We speak to you,
To the congregation,
To the world,
And to our religion,
And we say:
We accept our heritage,
And we guarantee
A Judaic tomorrow.
We then ascended the bima, individually placed a white rose in the basket of flowers already positioned there and said:
We offer this flower as a sign of our Judaism. May it ever flourish with the beauty of relevance, with the sweet aroma of genuineness, and with a simple elegance which inspires us to become all of which we are capable.Back then, the struggle of Soviet Jews was relevant and, for me, very real. While most of my classmates were studying Spanish or French, I was tackling the Cyrillic alphabet, and trying to distinguish da from nyet and zdrasvuytye from dosvidaniya. While doing so, I was well aware that Anatoly Shcharansky (as he was known at the time) was newly imprisoned, that Eduard Kuznetsov was newly released, and that longtime family friends were intimately involved in resettling a Russian immigrant family of five--mother, father, grandmother and two teens, Felix and Natasha--newly arrived in America. My connection to this family, the Brevenders, and the Judaism we shared became the basis for my own remarks that evening.
Although they stayed in central New Jersey only a short while before moving on to Philadelphia, their brief presence in our midst has stayed with me these many years.

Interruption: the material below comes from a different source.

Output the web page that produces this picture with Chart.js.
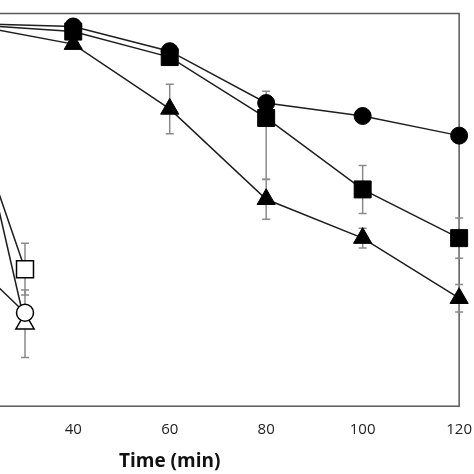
<!DOCTYPE html>
<html>
<head>
<meta charset="utf-8">
<script src="https://cdn.jsdelivr.net/npm/chart.js@4.4.1/dist/chart.umd.min.js"></script>
<style>
    html, body { margin: 0; padding: 0; background: #fff; overflow: hidden; }
    body { width: 474px; height: 474px; position: relative; }
    /* the left part of the figure (y axis, t=0..25) lies outside the picture */
    #wrap { position: absolute; left: -139px; top: 0; width: 626px; height: 474px; }
</style>
</head>
<body>
<div id="wrap"><canvas id="chart"></canvas></div>
<script>
// --------------------
// Data
// --------------------
const filledTimes = [0, 20, 40, 60, 80, 100, 120];
const openTimes = [0, 20, 30];
const xTicks = [0, 20, 40, 60, 80, 100, 120];

const circleFilled = [100, 97.4, 96.7, 90.4, 77.2, 73.9, 68.9];
const squareFilled = [100, 97.1, 95.4, 88.9, 73.4, 55.2, 42.8];
const triangleFilled = [100, 96.8, 92.2, 75.7, 52.7, 42.8, 27.5];

const circleOpen = [100, 35.6, 23.8];
const squareOpen = [100, 70.6, 34.9];
const triangleOpen = [100, 74.6, 21.0];

// error bars: a number is +/-, a pair is [minus, plus]
const circleFilledErr = [0, 0, 0, 0, 3.0, 0, 0];
const squareFilledErr = [0, 0, 0, 0, [15.7, 0], 6.1, 5.1];
const triangleFilledErr = [0, 0, 0, 6.3, 5.1, 2.5, 3.5];
const circleOpenErr = [0, 0, 0];
const squareOpenErr = [0, 0, 6.6];
const triangleOpenErr = [0, 0, 8.6];

const LINE = '#1e1e1e';
const AXIS = '#5a5a5a';
const ERR = '#8a8a8a';
const FONT = "'Open Sans', 'Noto Sans', sans-serif";

function points(times, values) {
    return times.map((t, i) => ({ x: t, y: values[i] }));
}

function series(label, times, values, errs, style, radius, filled) {
    return {
        label: label,
        data: points(times, values),
        errors: errs,
        showLine: true,
        borderColor: LINE,
        borderWidth: 1.5,
        pointStyle: style,
        pointRadius: radius,
        pointHoverRadius: radius,
        pointBackgroundColor: filled ? '#000' : '#fff',
        pointBorderColor: '#000',
        pointBorderWidth: filled ? 1 : 1.5,
        clip: false,
    };
}

// frame around the plot area, under the markers
const framePlugin = {
    id: 'frame',
    beforeDatasetsDraw(chart) {
        const { ctx, chartArea } = chart;
        ctx.save();
        ctx.strokeStyle = AXIS;
        ctx.lineWidth = 1.5;
        ctx.strokeRect(chartArea.left, chartArea.top, chartArea.right - chartArea.left, chartArea.bottom - chartArea.top);
        ctx.restore();
    }
};

const errorBarPlugin = {
    id: 'errorBars',
    beforeDatasetsDraw(chart) {
        const { ctx } = chart;
        const yScale = chart.scales.y;
        ctx.save();
        ctx.strokeStyle = ERR;
        ctx.lineWidth = 1.5;
        chart.data.datasets.forEach((ds, i) => {
            const meta = chart.getDatasetMeta(i);
            meta.data.forEach((pt, j) => {
                const e = ds.errors[j];
                if (!e) return;
                const lo = Array.isArray(e) ? e[0] : e;
                const hi = Array.isArray(e) ? e[1] : e;
                const v = ds.data[j].y;
                const yTop = yScale.getPixelForValue(v + hi);
                const yBot = yScale.getPixelForValue(v - lo);
                ctx.beginPath();
                ctx.moveTo(pt.x, yTop);
                ctx.lineTo(pt.x, yBot);
                if (hi > 0) { ctx.moveTo(pt.x - 4, yTop); ctx.lineTo(pt.x + 4, yTop); }
                if (lo > 0) { ctx.moveTo(pt.x - 4, yBot); ctx.lineTo(pt.x + 4, yBot); }
                ctx.stroke();
            });
        });
        ctx.restore();
    }
};

const config = {
    type: 'scatter',
    data: {
        datasets: [
            series('Circle', filledTimes, circleFilled, circleFilledErr, 'circle', 8.5, true),
            series('Square', filledTimes, squareFilled, squareFilledErr, 'rect', 12, true),
            series('Triangle', filledTimes, triangleFilled, triangleFilledErr, 'triangle', 10.5, true),
            series('Circle open', openTimes, circleOpen, circleOpenErr, 'circle', 8.5, false),
            series('Square open', openTimes, squareOpen, squareOpenErr, 'rect', 12, false),
            series('Triangle open', openTimes, triangleOpen, triangleOpenErr, 'triangle', 10.5, false),
        ]
    },
    options: {
        responsive: true,
        maintainAspectRatio: false,
        animation: false,
        layout: { padding: { left: 10, right: 2, top: 10, bottom: 1 } },
        plugins: {
            legend: { display: false },
            tooltip: { enabled: false },
        },
        scales: {
            x: {
                type: 'linear',
                min: 0,
                max: 120,
                afterBuildTicks: (scale) => { scale.ticks = xTicks.map(v => ({ value: v })); },
                grid: { display: false, drawTicks: false },
                border: { display: false },
                ticks: {
                    padding: 15,
                    color: '#222',
                    font: { family: FONT, size: 15 },
                },
                title: {
                    display: true,
                    text: 'Time (min)',
                    color: '#111',
                    font: { family: FONT, size: 19, weight: 'bold' },
                    padding: { top: -4, bottom: 0 },
                },
            },
            y: {
                display: false,
                min: 0,
                max: 100,
            },
        },
    },
    plugins: [framePlugin, errorBarPlugin],
};

new Chart(document.getElementById('chart'), config);
</script>
</body>
</html>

I recall that as anxious as they were to learn English and American ways, so too did they hunger for knowledge of Judaism and the customs and rituals of our tradition—for which they all had sacrificed so much.
The white roses from that confirmation evening withered and died long ago, but not so the commitment to Judaism they embodied. That commitment lives deep within me and, I like to believe, within the Brevenders as well.